Je constatais récemment que cela fait plusieurs mois que je n’ai pas visionné un film, entamé une série ou lancé un jeu vidéo. Sans doute est-ce un mélange entre le besoin d’éloigner mes yeux des écrans omniprésents dans mon travail et l’arrivée d’Ulysse qui entrecoupe chaque activité. A la place, rien de mieux qu’un album pour me distraire et me relaxer !
Le 9e art est celui de tous les styles et de tous les possibles. Sur le podium de mes lectures des derniers mois, Les Indes Fourbes narrent les aventures rocambolesques de don Pablos de Ségovie, un moins que rien baladé au gré des rebondissements dans la quête du mythique Eldorado. Le récit d’Alain Ayroles est sublimé par les crayons et pinceaux de Juanjo Guarnido, le dessinateur de Blacksad. Liberté est le premier tome de la trilogie Révolution de Florent Grouazel et Younn Locard. Primé à Angoulême et salué par les historiens, cet ouvrage nous plonge dans les rues de Paris et Versailles en 1789 pour nous faire vivre avec une proximité rarement atteinte le quotidien violent et incertain de la plèbe, la quête d’idéal des bourgeois discourant aux États Généraux et l’effroi d’une aristocratie prise par surprise. Passionnant pour les amateurs d’Histoire et de Politique avec des majuscules. L’album le plus attendu et qui n’a pas déçu en cette rentrée, c’est Carbone & Silicium de Mathieu Bablet. Aux pérégrinations d’envergure et à l’anticipation engagée déjà appréciées dans Adrastée (2014) et Shangri-La (2016), le grand talent de notre génération ajoute ici la résonance des préoccupations de notre époque. Carbone et Silicium sont deux intelligences artificielles fortes et omniscientes qui n’entendent pas s’arrêter de vivre à la date de péremption programmée de leur enveloppe corporelle. Après ce point de départ classique, le fil du récit dépasse les poncifs des histoires de robots – au point de s’en moquer dès les premières pages. Ce qui compte ici, c’est l’humanité placée dans ces androïdes sans cesse réunis et séparés au cours de trois siècles de survie dans un environnement qui s’effondre par touches successives.

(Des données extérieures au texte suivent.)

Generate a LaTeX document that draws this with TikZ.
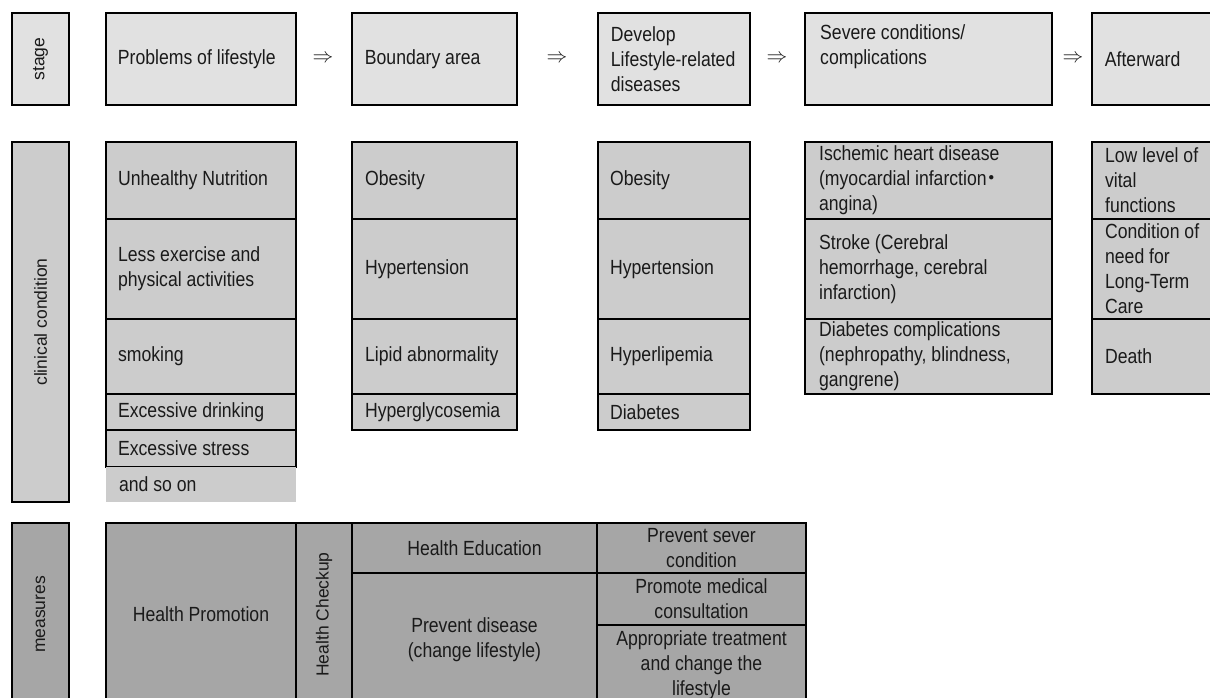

Chaque chapitre se déploie sur un nouveau continent de couleurs où les eaux montent, les déchets s’entassent et les corps dépérissent. Faut-il ne jamais cesser de croire en l’humain, s’enraciner quelque part pour défendre une terre et ses occupants ou perdre l’espoir de les sauver pour s’évader sans regrets dans une quête infinie de liberté dans des paysages solitaires ? Le dilemme a rarement été aussi magnifié que dans les planches poétiques de Mathieu Bablet. Quatre ans de maturation ont été consacrés au contour des architectures précises – sa marque de fabrique – et à l’invention des superbes cases en négatif qui illustrent la fuite des IA dans leur monde de données. Une valeur sûre et intelligente qui s’étend sur 260 pages que vous allez dévorer.